The biggest consideration is of course budget. For the average photographer, a cropped frame camera is fine. If you are a sports or wildlife photographer, or just someone who likes a small and light camera at the ready, a cropped frame camera is probably the way to go. If you are more interested in photography such as weddings, landscape, portraiture, long exposure, or astrophotography, then full frame would be the way to go.

I personally chose to go the full frame route because I was fortunate enough to be able to spend some quality time using both a cropped frame as well as a full frame camera (I have a Canon 50D and a Canon 5D Mark II at work). I found myself appreciating all the benefits that the 5D Mark II provided me. For my personal camera, I love what Sony are doing with the A7 line, so I went with the A7R. I’ve been loving the results from that camera, especially once I had saved up enough to pick up the Sony 16-35mm Vario-Tessar lens.

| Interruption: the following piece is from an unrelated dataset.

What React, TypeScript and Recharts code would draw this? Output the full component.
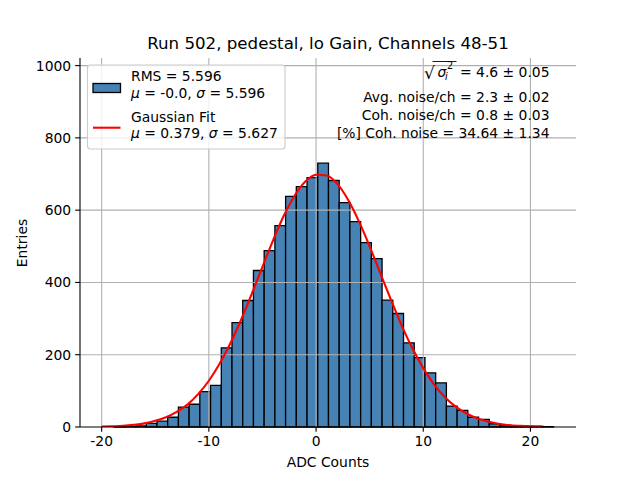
import { ComposedChart, Line, XAxis, YAxis, ReferenceArea, ReferenceLine } from "recharts";

// histogram bins (left edge of each bin, plus the final right edge)
const binEdges = [
  -19.84, -18.84, -17.84, -16.84, -15.84, -14.84, -13.84, -12.84, -11.84, -10.84,
  -9.84, -8.84, -7.84, -6.84, -5.84, -4.84, -3.84, -2.84, -1.84, -0.84,
  0.16, 1.16, 2.16, 3.16, 4.16, 5.16, 6.16, 7.16, 8.16, 9.16,
  10.16, 11.16, 12.16, 13.16, 14.16, 15.16, 16.16, 17.16, 18.16, 19.16,
  20.16, 21.16, 22.16,
];
const binCounts = [
  0, 1, 1, 3, 10, 16, 27, 55, 63, 98,
  115, 219, 289, 350, 433, 488, 557, 638, 665, 690,
  730, 682, 621, 568, 510, 466, 351, 314, 233, 192,
  150, 122, 58, 46, 27, 21, 9, 5, 3, 2,
  2, 1,
];

// gaussian fit curve
const fitX = [
  -20, -19, -18, -17, -16, -15, -14, -13, -12, -11, -10, -9, -8, -7, -6, -5, -4, -3, -2, -1,
  0, 1, 2, 3, 4, 5, 6, 7, 8, 9, 10, 11, 12, 13, 14, 15, 16, 17, 18, 19, 20, 21,
];
const fitY = [
  1, 2, 3.4, 6, 10, 17, 27, 42, 62, 91, 128, 175, 231, 296, 368, 443, 517, 585, 640, 679,
  698, 696, 672, 628, 569, 500, 425, 351, 280, 217, 163, 118, 83, 57, 38, 24, 15, 9, 5, 3, 1.6, 0.9,
];

const xTicks = [-20, -10, 0, 10, 20];
const yTicks = [0, 200, 400, 600, 800, 1000];

const statLines = [
  "Avg. noise/ch = 2.3 \u00b1 0.02",
  "Coh. noise/ch = 0.8 \u00b1 0.03",
  "[%] Coh. noise = 34.64 \u00b1 1.34",
];

const FONT = "DejaVu Sans";
const FS = 13.89;
const tickStyle = { fill: "#000", fontSize: FS, fontFamily: FONT };

export default function App() {
  const data = fitX.map((x, i) => ({ x, fit: fitY[i] }));

  return (
    <div style={{ position: "absolute", left: 0, top: 0, width: 640, height: 480, background: "#fff" }}>
      <ComposedChart
        width={640}
        height={480}
        data={data}
        margin={{ top: 58, right: 64, bottom: 22, left: 20 }}
      >
        <XAxis
          dataKey="x"
          type="number"
          domain={[-22.02, 24.25]}
          allowDataOverflow
          ticks={xTicks}
          height={31}
          tickSize={4.86}
          tickMargin={4.5}
          tick={tickStyle}
          axisLine={{ stroke: "#000", strokeWidth: 1.1 }}
          tickLine={{ stroke: "#000", strokeWidth: 1.1 }}
        />
        <XAxis
          xAxisId="top"
          orientation="top"
          type="number"
          domain={[-22.02, 24.25]}
          height={0}
          tick={false}
          tickLine={false}
          axisLine={{ stroke: "#000", strokeWidth: 1.1 }}
        />
        <YAxis
          type="number"
          domain={[0, 1021]}
          allowDataOverflow
          ticks={yTicks}
          width={60}
          tickSize={4.86}
          tickMargin={4}
          tick={tickStyle}
          axisLine={{ stroke: "#000", strokeWidth: 1.1 }}
          tickLine={{ stroke: "#000", strokeWidth: 1.1 }}
        />
        <YAxis
          yAxisId="right"
          orientation="right"
          type="number"
          domain={[0, 1021]}
          width={0}
          tick={false}
          tickLine={false}
          axisLine={{ stroke: "#000", strokeWidth: 1.1 }}
        />
        {binCounts.map((c, i) =>
          c > 0 ? (
            <ReferenceArea
              key={"b" + i}
              x1={binEdges[i]}
              x2={binEdges[i + 1]}
              y1={0}
              y2={c}
              fill="#4682b4"
              fillOpacity={1}
              stroke="#000"
              strokeWidth={1.3}
              strokeOpacity={1}
            />
          ) : null
        )}
        {xTicks.map((t) => (
          <ReferenceLine key={"gx" + t} x={t} stroke="#b0b0b0" strokeWidth={1.1} />
        ))}
        {yTicks.slice(1).map((t) => (
          <ReferenceLine key={"gy" + t} y={t} stroke="#b0b0b0" strokeWidth={1.1} />
        ))}
        <Line
          dataKey="fit"
          type="monotone"
          stroke="#ff0000"
          strokeWidth={2.1}
          dot={false}
          isAnimationActive={false}
        />
      </ComposedChart>

      <svg
        width={640}
        height={480}
        style={{ position: "absolute", left: 0, top: 0, pointerEvents: "none" }}
        fontFamily={FONT}
      >
        <text x={328} y={49} textAnchor="middle" fontSize={16.67} fill="#000">
          Run 502, pedestal, lo Gain, Channels 48-51
        </text>
        <text x={328} y={467} textAnchor="middle" fontSize={FS} fill="#000">
          ADC Counts
        </text>
        <text
          x={27}
          y={243}
          textAnchor="middle"
          fontSize={FS}
          fill="#000"
          transform="rotate(-90 27 243)"
        >
          Entries
        </text>

        {/* legend */}
        <rect x={87.5} y={65} width={197.5} height={84} rx={3} fill="#fff" fillOpacity={0.8} stroke="#cccccc" strokeWidth={1.1} />
        <rect x={93} y={83.5} width={27.5} height={9} fill="#4682b4" stroke="#000" strokeWidth={1.3} />
        <line x1={93} y1={127.7} x2={120.5} y2={127.7} stroke="#ff0000" strokeWidth={2.1} />
        <g fontSize={FS} fill="#000">
          <text x={131} y={81}>RMS = 5.596</text>
          <text x={131} y={97.5}>
            <tspan fontStyle="italic">{"\u03bc"}</tspan> = -0.0, <tspan fontStyle="italic">{"\u03c3"}</tspan> = 5.596
          </text>
          <text x={131} y={121.5}>Gaussian Fit</text>
          <text x={131} y={138}>
            <tspan fontStyle="italic">{"\u03bc"}</tspan> = 0.379, <tspan fontStyle="italic">{"\u03c3"}</tspan> = 5.627
          </text>
        </g>

        {/* stats */}
        <g fontSize={FS} fill="#000">
          <text x={424} y={78.5} fontSize={17}>{"\u221a"}</text>
          <line x1={432.5} y1={61.5} x2={456.5} y2={61.5} stroke="#000" strokeWidth={0.9} />
          <text x={437.5} y={77} fontStyle="italic">{"\u03c3"}</text>
          <text x={445} y={79.5} fontStyle="italic" fontSize={9.7}>i</text>
          <text x={447} y={68.5} fontSize={9.7}>2</text>
          <text x={549.5} y={77} textAnchor="end">= 4.6 {"\u00b1"} 0.05</text>
          {statLines.map((s, i) => (
            <text key={i} x={549.5} y={101.5 + i * 18.4} textAnchor="end">
              {s}
            </text>
          ))}
        </g>
      </svg>
    </div>
  );
}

Hopefully this post helped if you are trying to decide which route to take on your next camera purchase. Feel free to leave any comments or questions below!


  • mike

    A good read – thanks for writing. The math is off, however. It’s not 1.5%. It’s 1.5x. A 32mm crop lens is 48mm (32×1.5) for full frame lens. 1.5% would be 32.48 (32 x 1.015). It’s actually 150% if you’re multiplying that way, or 67% if you go full to crop.

    • Thanks! In all honesty, I wondered if I was getting something wrong there. I’ll update the post.